Once prided as the ‘people’s slam’, New York’s major now doubles as a lifestyle carnival where attending is no longer just about watching, but being seen watching

Every August, the US Open rolls into Queens with its ever-expanding rituals of consumption. Fans don’t just buy in, they perform it: the $23 Honey Deuce held aloft for Instagram, the $40 lobster roll posted before the first serve, the $100 caviar-topped chicken nuggets bought as much for the flex as the flavor. The tennis has never been the cheapest day out, but lately the sticker shock feel less like a barrier than the point. The price tags are festival markers, proof that what was once a tournament with posh accents has morphed into a cultural happening. In what seems like a remarkably short time, New York’s major has become less sporting event than aspirational brand.

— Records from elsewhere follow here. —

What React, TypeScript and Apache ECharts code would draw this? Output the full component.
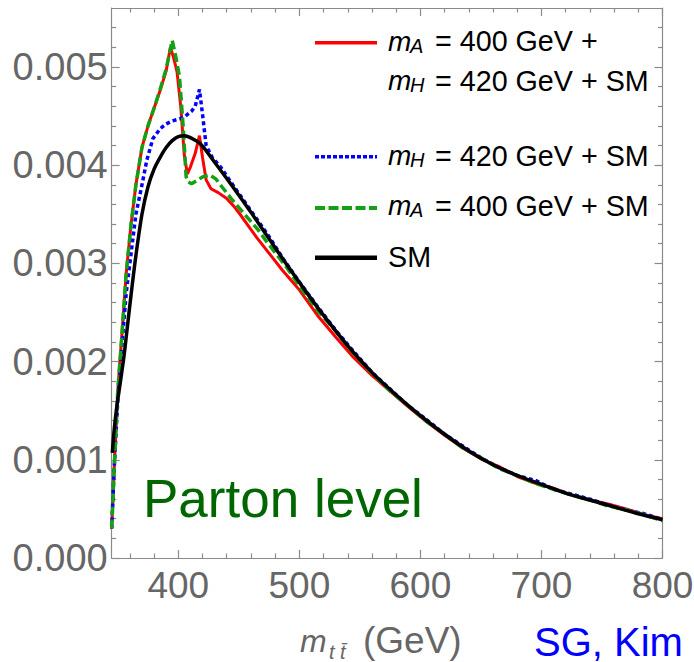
import React, { useEffect, useRef } from "react";
import * as echarts from "echarts";

// ---- data (m_tt in GeV, normalized distribution) ----
const smX = [345.5, 347, 349, 352, 355, 358, 361, 365, 370, 375, 380, 385, 390, 395, 400, 405, 410, 418, 430, 445, 460, 475, 490, 505, 520, 540, 560, 580, 600, 620, 640, 660, 680, 700, 720, 740, 760, 780, 800];
const smY = [0.00107, 0.0013, 0.00152, 0.00178, 0.00204, 0.00236, 0.00268, 0.00308, 0.0035, 0.00378, 0.00396, 0.00408, 0.00418, 0.00425, 0.00429, 0.0043, 0.00428, 0.00422, 0.00403, 0.00378, 0.00352, 0.00325, 0.00298, 0.00272, 0.00247, 0.00216, 0.00189, 0.00166, 0.00145, 0.00126, 0.00109, 0.00095, 0.00084, 0.00075, 0.00066, 0.00059, 0.00052, 0.00045, 0.00039];

const redX = [345, 347, 350, 353, 357, 361, 365, 370, 375, 380, 385, 390, 393.5, 396, 399, 402, 405, 407.5, 410, 414, 417.5, 420, 423, 427, 433, 440, 446, 451, 458, 465, 472, 479, 486, 493, 500, 515, 530, 545, 560, 575, 590, 605, 620, 635, 650, 665, 680, 695, 710, 725, 740, 755, 770, 785, 800];
const redY = [0.0003, 0.0009, 0.0017, 0.0022, 0.0029, 0.0034, 0.0038, 0.00418, 0.0044, 0.00458, 0.00476, 0.00496, 0.0052, 0.0051, 0.00495, 0.0046, 0.0041, 0.00391, 0.00398, 0.00412, 0.0043, 0.00408, 0.00385, 0.00376, 0.00372, 0.00366, 0.00358, 0.0035, 0.00338, 0.00326, 0.00315, 0.00304, 0.00293, 0.00283, 0.00273, 0.00247, 0.00225, 0.00204, 0.00186, 0.0017, 0.00154, 0.00139, 0.00125, 0.00112, 0.00101, 0.00093, 0.00083, 0.00076, 0.00071, 0.00064, 0.00059, 0.00055, 0.0005, 0.00044, 0.0004];

const blueX = [345, 347, 350, 353, 357, 361, 365, 370, 374, 379, 385, 390, 395, 401, 406, 411, 414, 417.5, 420, 423, 428, 435, 445, 458, 473, 487, 500, 515, 530, 545, 560, 575, 590, 605, 620, 635, 650, 665, 680, 695, 710, 725, 740, 755, 770, 785, 800];
const blueY = [0.0003, 0.0009, 0.0016, 0.0021, 0.0027, 0.0031, 0.0035, 0.0038, 0.00405, 0.00427, 0.00437, 0.00442, 0.00445, 0.00447, 0.0045, 0.00455, 0.0046, 0.00477, 0.00452, 0.0042, 0.00408, 0.00398, 0.0038, 0.00357, 0.00331, 0.00304, 0.00281, 0.00256, 0.00232, 0.0021, 0.00189, 0.00172, 0.00155, 0.00141, 0.00126, 0.00114, 0.00102, 0.00092, 0.00084, 0.00079, 0.0007, 0.00065, 0.0006, 0.00054, 0.00049, 0.00045, 0.00039];

const greenX = [345, 347, 350, 353, 357, 361, 365, 370, 375, 380, 385, 390, 395, 398, 401, 404, 406.5, 408, 411, 415, 420, 426, 431, 436, 445, 452, 459, 466, 473, 480, 490, 500, 515, 530, 545, 560, 575, 590, 605, 620, 635, 650, 665, 680, 695, 710, 725, 740, 755, 770, 785, 800];
const greenY = [0.0003, 0.0009, 0.0017, 0.0022, 0.0029, 0.0034, 0.0038, 0.00418, 0.0044, 0.00458, 0.00477, 0.00498, 0.00527, 0.0051, 0.0049, 0.0044, 0.00388, 0.00383, 0.00381, 0.00384, 0.00388, 0.0039, 0.00386, 0.00378, 0.00364, 0.00354, 0.00344, 0.00334, 0.00322, 0.00311, 0.00295, 0.00277, 0.00252, 0.00231, 0.00208, 0.00188, 0.0017, 0.00155, 0.00139, 0.00126, 0.00112, 0.00102, 0.00091, 0.00084, 0.00076, 0.0007, 0.00064, 0.00059, 0.00053, 0.00049, 0.00044, 0.00038];

const xMajorTicks = [400, 500, 600, 700, 800];
const xMinorTicks = [360, 380, 420, 440, 460, 480, 520, 540, 560, 580, 620, 640, 660, 680, 720, 740, 760, 780];
const yMajorTicks = [0, 0.001, 0.002, 0.003, 0.004, 0.005];
const yMinorTicks = [0.0002, 0.0004, 0.0006, 0.0008, 0.0012, 0.0014, 0.0016, 0.0018, 0.0022, 0.0024, 0.0026, 0.0028, 0.0032, 0.0034, 0.0036, 0.0038, 0.0042, 0.0044, 0.0046, 0.0048, 0.0052, 0.0054];

const FONT = '"Liberation Sans", Arial, sans-serif';
const FRAME = { color: "#8a8a8a", width: 1.2 };

function zip(xs: number[], ys: number[]) {
  return xs.map((x, i) => [x, ys[i]]);
}

function tickAxis(kind: "x" | "y", position: string, values: number[], len: number, line: boolean, labels: boolean) {
  const base: any = {
    type: "value",
    position,
    min: kind === "x" ? 345 : 0,
    max: kind === "x" ? 800 : 0.0056,
    splitLine: { show: false },
    axisLine: { show: line, onZero: false, lineStyle: FRAME },
    axisTick: { show: true, inside: true, length: len, customValues: values, lineStyle: FRAME },
    axisLabel: { show: false },
  };
  if (labels) {
    base.axisLabel = {
      show: true,
      customValues: values,
      fontSize: kind === "x" ? 37 : 38,
      fontFamily: FONT,
      color: "#666666",
      margin: kind === "x" ? 9 : 4,
      formatter: kind === "x" ? (v: number) => String(v) : (v: number) => v.toFixed(3),
    };
  }
  return base;
}

export default function App() {
  const ref = useRef<HTMLDivElement>(null);
  useEffect(() => {
    if (!ref.current) return;
    const chart = echarts.init(ref.current, null, { renderer: "svg" });
    const txt = (x: number, y: number, text: string, size: number, italic = false, fill = "#000") => ({
      type: "text",
      x,
      y,
      style: { text, fontSize: size, fontFamily: FONT, fontStyle: italic ? "italic" : "normal", fill, verticalAlign: "middle", align: "left" },
    });
    const lg = (y: number, stroke: string, w: number, dash?: number[]) => ({
      type: "line",
      shape: { x1: 315, y1: y, x2: 377, y2: y },
      style: { stroke, lineWidth: w, lineDash: dash },
    });
    chart.setOption({
      animation: false,
      backgroundColor: "#ffffff",
      grid: { left: 111.7, right: 31.5, top: 8, bottom: 104, containLabel: false, outerBoundsMode: "none" },
      xAxis: [
        tickAxis("x", "bottom", xMajorTicks, 8, true, true),
        tickAxis("x", "bottom", xMinorTicks, 4.5, false, false),
        tickAxis("x", "top", xMajorTicks, 8, true, false),
        tickAxis("x", "top", xMinorTicks, 4.5, false, false),
      ],
      yAxis: [
        tickAxis("y", "left", yMajorTicks, 8, true, true),
        tickAxis("y", "left", yMinorTicks, 4.5, false, false),
        tickAxis("y", "right", yMajorTicks, 8, true, false),
        tickAxis("y", "right", yMinorTicks, 4.5, false, false),
      ],
      series: [
        { type: "line", xAxisIndex: 0, yAxisIndex: 0, data: zip(redX, redY), symbol: "none", lineStyle: { color: "#ff0000", width: 3 }, z: 2 },
        { type: "line", xAxisIndex: 0, yAxisIndex: 0, data: zip(blueX, blueY), symbol: "none", lineStyle: { color: "#0000ff", width: 3.5, type: [4, 3] }, z: 3 },
        { type: "line", xAxisIndex: 0, yAxisIndex: 0, data: zip(greenX, greenY), symbol: "none", lineStyle: { color: "#14a014", width: 3.5, type: [9, 4] }, z: 4 },
        { type: "line", xAxisIndex: 0, yAxisIndex: 0, data: zip(smX, smY), symbol: "none", smooth: 0.3, lineStyle: { color: "#000000", width: 3.5 }, z: 5 },
      ],
      graphic: [
        lg(42.7, "#ff0000", 3.5),
        txt(388, 41.2, "m", 28, true),
        txt(410, 46, "A", 20, true),
        txt(435, 41.2, "= 400 GeV +", 28.7),
        txt(388, 80.7, "m", 28, true),
        txt(410, 85.4, "H", 20, true),
        txt(435, 80.7, "= 420 GeV + SM", 28.7),
        lg(156.7, "#0000ff", 3.5, [4, 2]),
        txt(388, 155.7, "m", 28, true),
        txt(410, 160.4, "H", 20, true),
        txt(435, 155.7, "= 420 GeV + SM", 28.7),
        lg(208, "#14a014", 4, [10, 3.5]),
        txt(388, 205.7, "m", 28, true),
        txt(410, 210.4, "A", 20, true),
        txt(435, 205.7, "= 400 GeV + SM", 28.7),
        lg(257.7, "#000000", 4.5),
        txt(388, 256.7, "SM", 28.7),
        txt(143, 498.3, "Parton level", 53, false, "#006600"),
        txt(300, 640.5, "m", 32, true, "#666666"),
        txt(329, 652, "t t\u0304", 20, true, "#666666"),
        txt(363, 640.5, "(GeV)", 37, false, "#666666"),
        txt(534, 641.5, "SG, Kim", 40, false, "#0000ff"),
      ],
    });
    return () => chart.dispose();
  }, []);
  return <div ref={ref} style={{ position: "absolute", left: 0, top: 0, width: 694, height: 662 }} />;
}
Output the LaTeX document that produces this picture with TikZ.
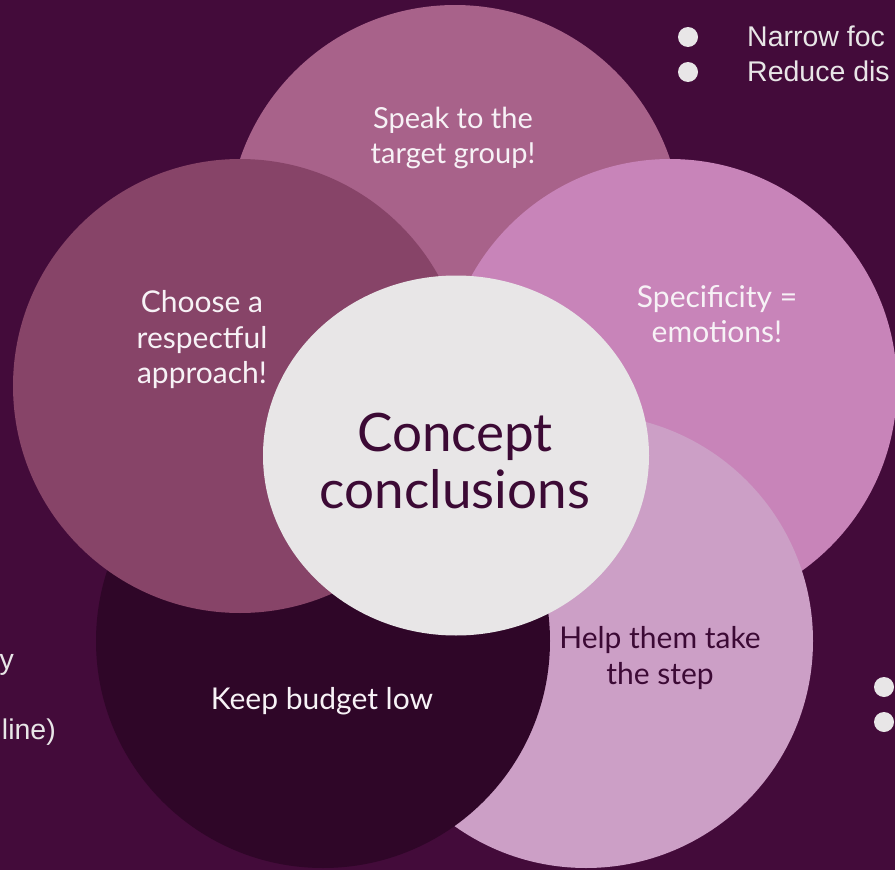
\documentclass[tikz,border=0pt]{standalone}
\usepackage{fontspec}
\setmainfont{Lato}
\newfontfamily\arialish{Liberation Sans}
\usetikzlibrary{shapes.geometric}
\definecolor{bgc}{HTML}{430B3A}
\definecolor{ctop}{HTML}{A8628A}
\definecolor{cleft}{HTML}{874468}
\definecolor{cright}{HTML}{C884B9}
\definecolor{cbr}{HTML}{CC9FC6}
\definecolor{cbl}{HTML}{2F0628}
\definecolor{ccen}{HTML}{E8E6E7}
\definecolor{tdark}{HTML}{3C0A35}
\definecolor{tlight}{HTML}{F7F2F6}
\tikzset{
  petal/.style={circle, minimum size=454pt, inner sep=0pt, draw=none},
  lbl/.style={align=center, font=\fontsize{30}{35.5}\selectfont, text=tlight, inner sep=0pt},
  sidetxt/.style={font=\arialish\fontsize{28.5}{35}\selectfont, text=ccen, inner sep=0pt},
  dot/.style={circle, fill=ccen, minimum size=20pt, inner sep=0pt}
}
\begin{document}
\begin{tikzpicture}[x=1pt,y=-1pt]
\fill[bgc] (0,0) rectangle (895,870);
\useasboundingbox (0,0) rectangle (895,870);
\clip (0,0) rectangle (895,870);
% petals
\node[petal, fill=ctop]   (top)   at (455,232) {};
\node[petal, fill=cright] (right) at (670,386) {};
\node[petal, fill=cbr]    (br)    at (586,641) {};
\node[petal, fill=cbl]    (bl)    at (323,641) {};
\node[petal, fill=cleft]  (left)  at (240,386) {};
\node[ellipse, fill=ccen, minimum width=386pt, minimum height=360pt, inner sep=0pt] (cen) at (456,455.5) {};
% labels
\node[lbl, font=\fontsize{29}{35.5}\selectfont] (ttop) at (453,138) {Speak to the\\target group!};
\node[lbl] (tleft) at (202,340) {Choose a\\respectful\\approach!};
\node[lbl] (tright) at (717,314) {Specificity =\\emotions!};
\node[lbl, text=tdark] (tbr) at (660,658) {Help them take\\the step};
\node[lbl] (tbl) at (322,701) {Keep budget low};
\node[align=center, font=\fontsize{53}{57}\selectfont, text=tdark, inner sep=0pt] (tcen) at (455,461) {Concept\\conclusions};
% side texts
\node[dot] (d1) at (688,37) {};
\node[dot] (d2) at (688,72) {};
\node[sidetxt, anchor=mid west] (s1) at (747,44) {Narrow foc};
\node[sidetxt, anchor=mid west] (s2) at (747,79) {Reduce dis};
\node[sidetxt, anchor=mid east] (s3) at (14,667) {y};
\node[sidetxt, anchor=mid east] (s4) at (56,737) {line)};
\node[dot] (d3) at (884,687) {};
\node[dot] (d4) at (884,722) {};
\end{tikzpicture}
\end{document}
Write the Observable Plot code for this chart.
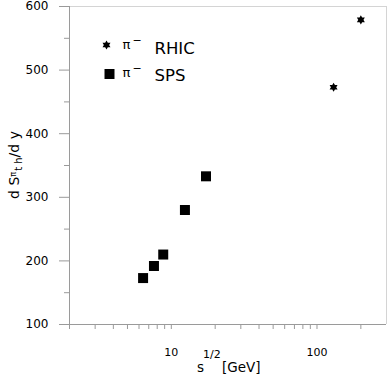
<!DOCTYPE html>
<html><head><meta charset="utf-8">
<script src="https://cdn.jsdelivr.net/npm/d3@7"></script>
<script src="https://cdn.jsdelivr.net/npm/@observablehq/plot@0.6"></script>
<style>body{margin:0;background:#fff} svg{display:block}</style>
</head><body><div id="chart"></div>
<script>
// data
const rhicX = [130, 200];
const rhicY = [473, 579];
const spsX = [6.4, 7.6, 8.8, 12.4, 17.3];
const spsY = [173, 192, 210, 280, 333];
const xMajorTicks = [10, 100];
const xMinorTicks = [2, 3, 4, 5, 6, 7, 8, 9, 20, 30, 40, 50, 60, 70, 80, 90, 200];
const yMajorTicks = [100, 200, 300, 400, 500, 600];
const yMinorTicks = [150, 250, 350, 450, 550];
const seriesNames = ["RHIC", "SPS"];
const particle = "π";

const rhic = rhicX.map((x, i) => ({x, y: rhicY[i]}));
const sps = spsX.map((x, i) => ({x, y: spsY[i]}));

const hexagram = {
  draw(ctx, size) {
    const r = Math.sqrt(size / Math.PI) * 1.15;
    for (const a0 of [-Math.PI / 2, Math.PI / 2]) {
      for (let k = 0; k < 3; k++) {
        const a = a0 + k * 2 * Math.PI / 3;
        const px = r * Math.cos(a), py = r * Math.sin(a);
        if (k) ctx.lineTo(px, py); else ctx.moveTo(px, py);
      }
      ctx.closePath();
    }
  }
};

const axisGray = "#9a9a9a";
const lightGray = "#d4d4d4";

const plot = Plot.plot({
  width: 388, height: 376,
  marginLeft: 69, marginRight: 2, marginTop: 6, marginBottom: 52,
  style: {fontFamily: "DejaVu Sans", fontSize: "11px", color: "#000", background: "#fff"},
  x: {type: "log", domain: [2, 300], axis: null},
  y: {domain: [100, 600], axis: null},
  marks: [
    Plot.ruleY([600], {stroke: lightGray}),
    Plot.ruleX([300], {stroke: lightGray}),
    Plot.axisX(xMinorTicks, {tickSize: 5, tickFormat: () => "", stroke: axisGray, label: null}),
    Plot.axisX(xMajorTicks, {tickSize: 5, tickPadding: 19, stroke: axisGray, fill: "#000", label: null, tickFormat: d => String(d), fontSize: 11}),
    Plot.axisY(yMajorTicks, {tickSize: 10, tickPadding: 11, stroke: axisGray, fill: "#000", label: null, tickFormat: d => String(d), fontSize: 12}),
    Plot.axisY(yMinorTicks, {tickSize: 5, tickFormat: () => "", stroke: axisGray, label: null}),
    Plot.ruleY([100], {stroke: axisGray}),
    Plot.ruleX([2], {stroke: axisGray}),
    Plot.dot(sps, {x: "x", y: "y", symbol: "square", r: 5.64, fill: "#000", stroke: "none"}),
    Plot.dot(rhic, {x: "x", y: "y", symbol: hexagram, r: 4, fill: "#000", stroke: "none"}),
    // legend
    Plot.dot([seriesNames[0]], {frameAnchor: "top-left", dx: 37, dy: 38.5, symbol: hexagram, r: 4, fill: "#000", stroke: "none"}),
    Plot.dot([seriesNames[1]], {frameAnchor: "top-left", dx: 40, dy: 67.5, symbol: "square", r: 5.64, fill: "#000", stroke: "none"}),
    Plot.text([particle], {frameAnchor: "top-left", dx: 53, dy: 42.5, text: d => d, textAnchor: "start", lineAnchor: "bottom", fontSize: 13}),
    Plot.text(["−"], {frameAnchor: "top-left", dx: 63, dy: 37.5, text: d => d, textAnchor: "start", lineAnchor: "bottom", fontSize: 11}),
    Plot.text([seriesNames[0]], {frameAnchor: "top-left", dx: 85, dy: 47.3, text: d => d, textAnchor: "start", lineAnchor: "bottom", fontSize: 16.5}),
    Plot.text([particle], {frameAnchor: "top-left", dx: 53, dy: 70.3, text: d => d, textAnchor: "start", lineAnchor: "bottom", fontSize: 13}),
    Plot.text(["−"], {frameAnchor: "top-left", dx: 63, dy: 65.3, text: d => d, textAnchor: "start", lineAnchor: "bottom", fontSize: 11}),
    Plot.text([seriesNames[1]], {frameAnchor: "top-left", dx: 85, dy: 74.3, text: d => d, textAnchor: "start", lineAnchor: "bottom", fontSize: 16.5})
  ]
});

document.getElementById("chart").appendChild(plot);

const svg = d3.select(plot);
// x axis label: s^{1/2} [GeV]
const xl = svg.append("text")
  .attr("font-family", "DejaVu Sans").attr("fill", "#000")
  .attr("text-anchor", "start")
  .attr("x", 197).attr("y", 372).attr("font-size", 13.5);
xl.append("tspan").text("s");
xl.append("tspan").attr("font-size", 11).attr("dx", -1).attr("dy", -14).text("1/2");
xl.append("tspan").attr("x", 222).attr("dy", 14).attr("font-size", 13.5).text("[GeV]");

// y axis label: d S^{π-}_{th}/d y
const yl = svg.append("text")
  .attr("font-family", "DejaVu Sans").attr("fill", "#000")
  .attr("transform", "translate(19,165) rotate(-90)")
  .attr("text-anchor", "middle").attr("font-size", 14);
yl.append("tspan").text("d S");
yl.append("tspan").attr("font-size", 8).attr("dy", -3).text("π");
yl.append("tspan").attr("font-size", 10).attr("dx", 1).attr("dy", 6).text("t h");
yl.append("tspan").attr("font-size", 14).attr("dy", -3).text("/d y");
</script>
</body></html>
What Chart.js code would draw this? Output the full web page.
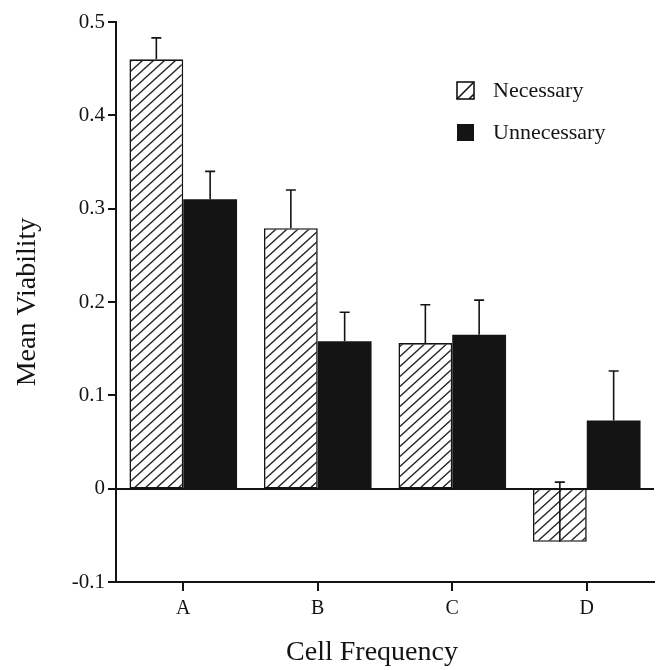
<!DOCTYPE html>
<html>
<head>
<meta charset="utf-8">
<script src="https://cdn.jsdelivr.net/npm/chart.js@4.4.1/dist/chart.umd.min.js"></script>
<style>
  html, body { margin: 0; padding: 0; background: #fff; }
  #wrap { width: 656px; height: 670px; }
</style>
</head>
<body>
<div id="wrap"><canvas id="myChart" width="656" height="670"></canvas></div>
<script>
const categories = ["A", "B", "C", "D"];
const necessary = [0.46, 0.279, 0.156, -0.057];
const necessaryErr = [0.023, 0.041, 0.041, 0.064];
const unnecessary = [0.31, 0.158, 0.165, 0.073];
const unnecessaryErr = [0.03, 0.031, 0.037, 0.053];

const ink = "#141414";
const serif = "'Liberation Serif', 'Times New Roman', serif";

// diagonal hatch fill
function makeHatch() {
  const w = 11, h = 10;
  const c = document.createElement("canvas");
  c.width = w;
  c.height = h;
  const g = c.getContext("2d");
  g.fillStyle = "#fff";
  g.fillRect(0, 0, w, h);
  g.strokeStyle = "#262626";
  g.lineWidth = 1.3;
  g.beginPath();
  // one stroke per tile, extended into neighbours so the seams join
  for (let k = -1; k <= 1; k++) {
    g.moveTo(k * w - w, h * 2);
    g.lineTo(k * w + w * 2, -h);
  }
  g.stroke();
  return g.createPattern(c, "repeat");
}
const hatch = makeHatch();

const errorBars = {
  id: "errorBars",
  afterDatasetsDraw(chart) {
    const ctx = chart.ctx;
    const y = chart.scales.y;
    const errs = [necessaryErr, unnecessaryErr];
    ctx.save();
    ctx.strokeStyle = ink;
    ctx.lineWidth = 1.6;
    chart.data.datasets.forEach(function (ds, di) {
      const meta = chart.getDatasetMeta(di);
      meta.data.forEach(function (bar, i) {
        const v = ds.data[i];
        const y0 = y.getPixelForValue(v);
        const y1 = y.getPixelForValue(v + errs[di][i]);
        ctx.beginPath();
        ctx.moveTo(bar.x, y0);
        ctx.lineTo(bar.x, y1);
        ctx.moveTo(bar.x - 5, y1);
        ctx.lineTo(bar.x + 5, y1);
        ctx.stroke();
      });
    });
    ctx.restore();
  },
};

const extras = {
  id: "extras",
  afterDraw(chart) {
    const ctx = chart.ctx;
    ctx.save();
    // legend
    const rows = [91, 133];
    chart.data.datasets.forEach(function (ds, i) {
      const cy = rows[i];
      const x = 457, s = 17, top = cy - 9;
      if (i === 0) {
        ctx.fillStyle = "#fff";
        ctx.fillRect(x, top, s, s);
        ctx.strokeStyle = ink;
        ctx.lineWidth = 1.6;
        ctx.strokeRect(x, top, s, s);
        ctx.beginPath();
        ctx.moveTo(x, top + s);
        ctx.lineTo(x + s, top);
        ctx.moveTo(x + s - 5, top + s);
        ctx.lineTo(x + s, top + s - 5);
        ctx.stroke();
      } else {
        ctx.fillStyle = ink;
        ctx.fillRect(x, top, s, s);
      }
      ctx.fillStyle = ink;
      ctx.font = "22px " + serif;
      ctx.textBaseline = "middle";
      ctx.textAlign = "left";
      ctx.fillText(ds.label, 493, cy);
    });
    // x axis title
    ctx.font = "28px " + serif;
    ctx.textAlign = "center";
    ctx.textBaseline = "middle";
    ctx.fillText("Cell Frequency", 372, 653);
    ctx.restore();
  },
};

const ctx = document.querySelector("#myChart");
new Chart(ctx, {
  type: "bar",
  data: {
    labels: categories,
    datasets: [
      {
        label: "Necessary",
        data: necessary,
        backgroundColor: hatch,
        borderColor: ink,
        borderWidth: 1.6,
        borderSkipped: false,
      },
      {
        label: "Unnecessary",
        data: unnecessary,
        backgroundColor: ink,
        borderWidth: 0,
      },
    ],
  },
  options: {
    responsive: false,
    animation: false,
    layout: { padding: { top: 22, right: 2, left: 0, bottom: 0 } },
    datasets: { bar: { barPercentage: 1, categoryPercentage: 0.8 } },
    plugins: { legend: { display: false }, tooltip: { enabled: false } },
    scales: {
      x: {
        afterFit: function (scale) { scale.height = 88; },
        grid: {
          offset: false,
          drawOnChartArea: false,
          tickColor: ink,
          tickLength: 9,
          lineWidth: 2,
        },
        border: { display: true, color: ink, width: 2 },
        ticks: { color: ink, padding: 6, font: { family: serif, size: 20 } },
      },
      y: {
        min: -0.1,
        max: 0.5,
        afterFit: function (scale) { scale.width = 116; },
        grid: {
          color: function (c) { return Math.abs(c.tick.value) < 1e-9 ? ink : "transparent"; },
          tickColor: ink,
          tickLength: 8,
          lineWidth: 2,
        },
        border: { display: true, color: ink, width: 2 },
        ticks: {
          stepSize: 0.1,
          color: ink,
          padding: 3,
          font: { family: serif, size: 21 },
          callback: function (v) { return Math.abs(v) < 1e-9 ? "0" : v.toFixed(1); },
        },
        title: {
          display: true,
          text: "Mean Viability",
          color: ink,
          padding: { top: 11, bottom: 0 },
          font: { family: serif, size: 28 },
        },
      },
    },
  },
  plugins: [errorBars, extras],
});
</script>
</body>
</html>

The final grand slam tournament of the season, which concludes Sunday with a mouth-watering men’s final between Jannik Sinner and Carlos Alcaraz, has never completely shied from its tony roots as part of the New York “social season”, but its latest evolution has taken it past a major sporting event into a festival economy. The sport is still there – highlight-reel shots, lung-busting rallies, after-midnight thrillers – but the real main draw are cocktails priced like small bond issues, influencer blocs in branded bucket hats and a dating show filmed courtside. The spectacle isn’t Sinner’s thunderbolt serve or Aryna Sabalenka’s power-baseline game but whether Chloe Malle is Anna Wintour’s plus-one or Kareem Rahma of Subway Takes posts his courtside selfie before or after the Honey Deuce runs dry. That libation, once just a cute themed lemonade and vodka in a souvenir cup, has mutated into an inflation-defying fetish object with its own merch line. Entire kiosks now sell Honey Deuce shirts and trucker hats in pastel colorways, so you can broadcast your melon-ball allegiance long after the hard-won hangover fades. It’s less a drink than a franchise, an alcoholic Funko Pop, proof that you didn’t just attend the Open: you consumed it, posted it, stacked it, wore it and recycled it into personal branding.